Muniz has had a long-time interest in trees and their
morphology, and says he found the shape of vines particularly fascinating as
they “offer some sort of narrative.” He spent many hours in the vineyard alongside
Panaïotis and was intrigued on learning that Champagne is a region that is “quite
cold and difficult, with poor soils,” noting, “I liked this paradox. The
adversity makes better fruit and makes better wines.”
He created a series of compositions for photographic
works that aim to emphasize the creative tensions that transform adversity into
liquid wonder. In one of the photographs, later reproduced in blackened wood
and charcoal, Panaïotis’s arms grasp gnarled vines. The tension in his veins
blends into the knots found in the vines, blurring the boundaries between the human
and nature.
“I was inspired by the notion of flow. I wanted to
represent the slow flow of vines getting their nutrients and the water from the
chalky soil in Champagne. From far it looks like strong gestures, like Butoh
dancers, and more closer you have all those details,” Muniz explains.
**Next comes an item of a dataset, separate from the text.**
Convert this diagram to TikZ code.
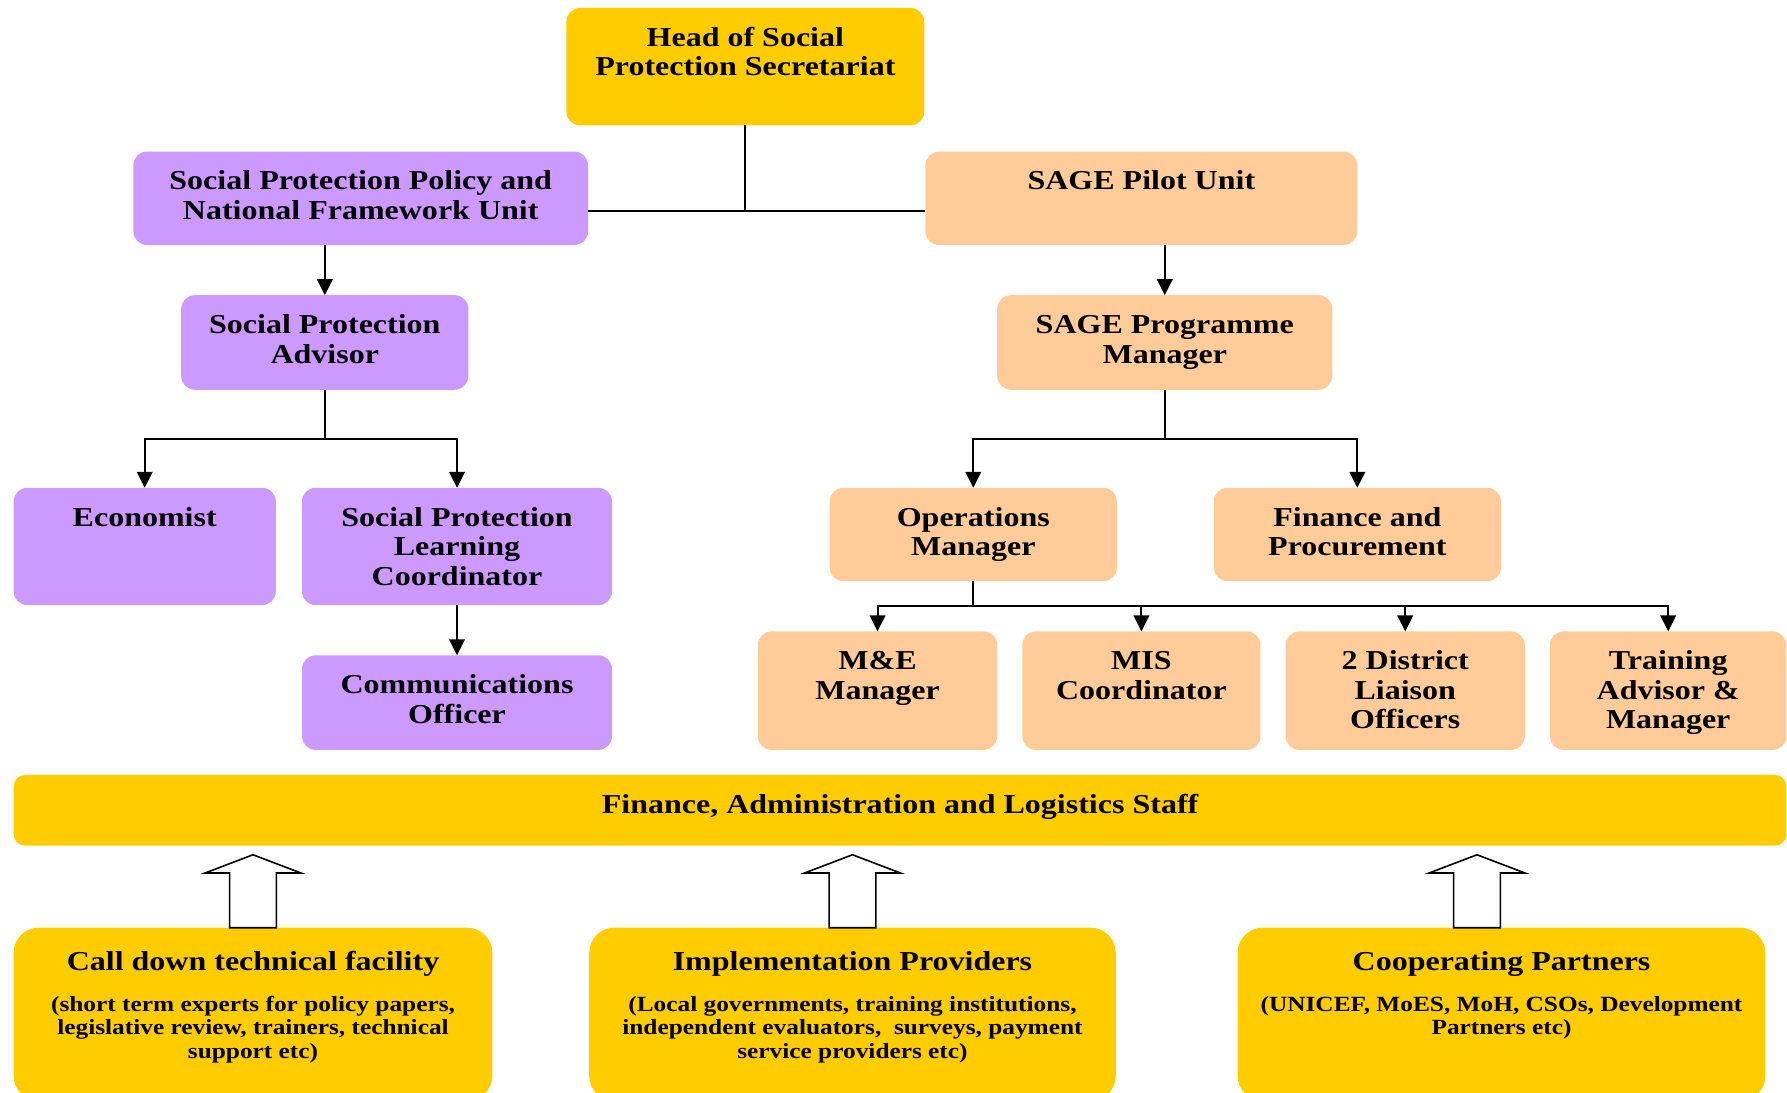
\documentclass[tikz,border=0pt]{standalone}
\usepackage{fontspec}
\setmainfont{Liberation Serif}[FakeStretch=1.17]
\usetikzlibrary{arrows.meta}

\definecolor{gold}{HTML}{FFCC00}
\definecolor{lilac}{HTML}{CC99FF}
\definecolor{peach}{HTML}{FFCC99}

\tikzset{
  box/.style={rounded corners=6pt, inner sep=0pt, outer sep=0pt, draw=none},
  lilacbox/.style={box, fill=lilac},
  peachbox/.style={box, fill=peach},
  goldbox/.style={box, fill=gold},
  bandbox/.style={box, fill=gold, rounded corners=5pt},
  partnerbox/.style={box, fill=gold, rounded corners=11pt},
  lbl/.style={anchor=north, inner sep=0pt, align=center,
    font=\bfseries\fontsize{12}{13}\selectfont},
  sublbl/.style={anchor=north, inner sep=0pt, align=center,
    font=\bfseries\fontsize{9.5}{10.5}\selectfont},
  link/.style={line width=0.9pt, line join=miter},
  arr/.style={link, -{Triangle[length=7pt,width=6.8pt]}},
  blk/.style={draw=black, fill=white, line width=0.7pt, line join=miter},
}

% box: name, style, x1, y1, x2, y2, caption (top aligned)
\newcommand\orgbox[7]{%
  \node[#2, minimum width={(#5-#3)*0.5pt}, minimum height={(#6-#4)*0.5pt}]
    (#1) at ({(#3+#5)/2},{(#4+#6)/2}) {};
  \node[lbl] (#1-text) at ({(#3+#5)/2},{#4+15}) {\strut #7};
}

% hollow upward block arrow standing on a point
\newcommand\upblock[1]{%
  \draw[blk] (#1) ++(-20.5,0) -- ++(41,0) -- ++(0,-48) -- ++(21.5,0)
    -- ++(-42,-16) -- ++(-42,16) -- ++(21.5,0) -- cycle;
}

\begin{document}
\begin{tikzpicture}[x=0.5pt, y=-0.5pt]
\useasboundingbox (0,0) rectangle (1568,959);

% top of the hierarchy
\orgbox{head}{goldbox}{497}{7}{811}{110}{Head of Social\\Protection Secretariat}
\orgbox{spp}{lilacbox}{117}{133}{516}{215}{Social Protection Policy and\\National Framework Unit}
\orgbox{sage}{peachbox}{812}{133}{1191}{215}{SAGE Pilot Unit}

% policy side
\orgbox{adv}{lilacbox}{159}{259}{411}{342}{Social Protection\\Advisor}
\orgbox{econ}{lilacbox}{12}{428}{242}{531}{Economist}
\orgbox{slc}{lilacbox}{265}{428}{537}{531}{Social Protection\\Learning\\Coordinator}
\orgbox{comm}{lilacbox}{265}{575}{537}{658}{Communications\\Officer}

% SAGE side
\orgbox{pm}{peachbox}{875}{259}{1169}{342}{SAGE Programme\\Manager}
\orgbox{ops}{peachbox}{728}{428}{980}{510}{Operations\\Manager}
\orgbox{fin}{peachbox}{1065}{428}{1317}{510}{Finance and\\Procurement}
\orgbox{me}{peachbox}{665}{554}{875}{658}{M\&E\\Manager}
\orgbox{mis}{peachbox}{897}{554}{1106}{658}{MIS\\Coordinator}
\orgbox{dlo}{peachbox}{1128}{554}{1338}{658}{2 District\\Liaison\\Officers}
\orgbox{trn}{peachbox}{1360}{554}{1567.5}{658}{Training\\Advisor \&\\Manager}

% shared support band
\orgbox{band}{bandbox}{12}{680}{1567.5}{742}{Finance, Administration and Logistics Staff}

% external providers
\node[partnerbox, minimum width={420*0.5pt}, minimum height={152*0.5pt}] (cdt) at (222,890) {};
\node[lbl] (cdt-title) at (222,833) {\strut Call down technical facility};
\node[sublbl] (cdt-text) at (222,872) {\strut (short term experts for policy papers,\\legislative review, trainers, technical\\support etc)};

\node[partnerbox, minimum width={462*0.5pt}, minimum height={152*0.5pt}] (imp) at (748,890) {};
\node[lbl] (imp-title) at (748,833) {\strut Implementation Providers};
\node[sublbl] (imp-text) at (748,872) {\strut (Local governments, training institutions,\\independent evaluators,\ \ surveys, payment\\service providers etc)};

\node[partnerbox, minimum width={463*0.5pt}, minimum height={152*0.5pt}] (coop) at (1317.5,890) {};
\node[lbl] (coop-title) at (1317.5,833) {\strut Cooperating Partners};
\node[sublbl] (coop-text) at (1317.5,872) {\strut (UNICEF, MoES, MoH, CSOs, Development\\Partners etc)};

% reporting lines
\coordinate (hub) at (654,185);
\draw[link] (head.south) -- (hub);
\draw[link] (spp.east |- hub) -- (sage.west |- hub);

\draw[arr] (adv.north |- spp.south) -- (adv.north);
\draw[arr] (adv.south) -- ++(0,43) -| (econ.north);
\draw[arr] (adv.south) -- ++(0,43) -| (slc.north);
\draw[arr] (slc.south) -- (comm.north);

\draw[arr] (pm.north |- sage.south) -- (pm.north);
\draw[arr] (pm.south) -- ++(0,43) -| (ops.north);
\draw[arr] (pm.south) -- ++(0,43) -| (fin.north);

\draw[arr] (ops.south) -- ++(0,22) -| (me.north);
\draw[arr] (ops.south) -- ++(0,22) -| (mis.north);
\draw[arr] (ops.south) -- ++(0,22) -| (dlo.north);
\draw[arr] (ops.south) -- ++(0,22) -| (trn.north);

% support flowing up into the band
\coordinate (cdt-up) at (cdt.north);
\coordinate (imp-up) at (imp.north);
\coordinate (coop-up) at (1296,814);
\upblock{cdt-up}
\upblock{imp-up}
\upblock{coop-up}
\end{tikzpicture}
\end{document}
He also created Chardonnay Leaf, a time-lapse movie where
the artist spent three days creating a giant chardonnay leaf on the floor of
Ruinart’s chalk cellars, using shoots, branches and leaves from Ruinart’s
Sillery vineyards.
“For me the artwork is the final photograph and
time-lapse,” Muniz notes, adding, “I’m interested in the process, not in the
materials themselves.”
Ruinart has incorporated one of the blackened wood and
charcoal artworks Muniz created on the packaging of the jeroboam case for a 3-litre
bottle of Ruinart Blanc de Blancs. A limited edition of only 30 cases is
available bearing the signature of the artist.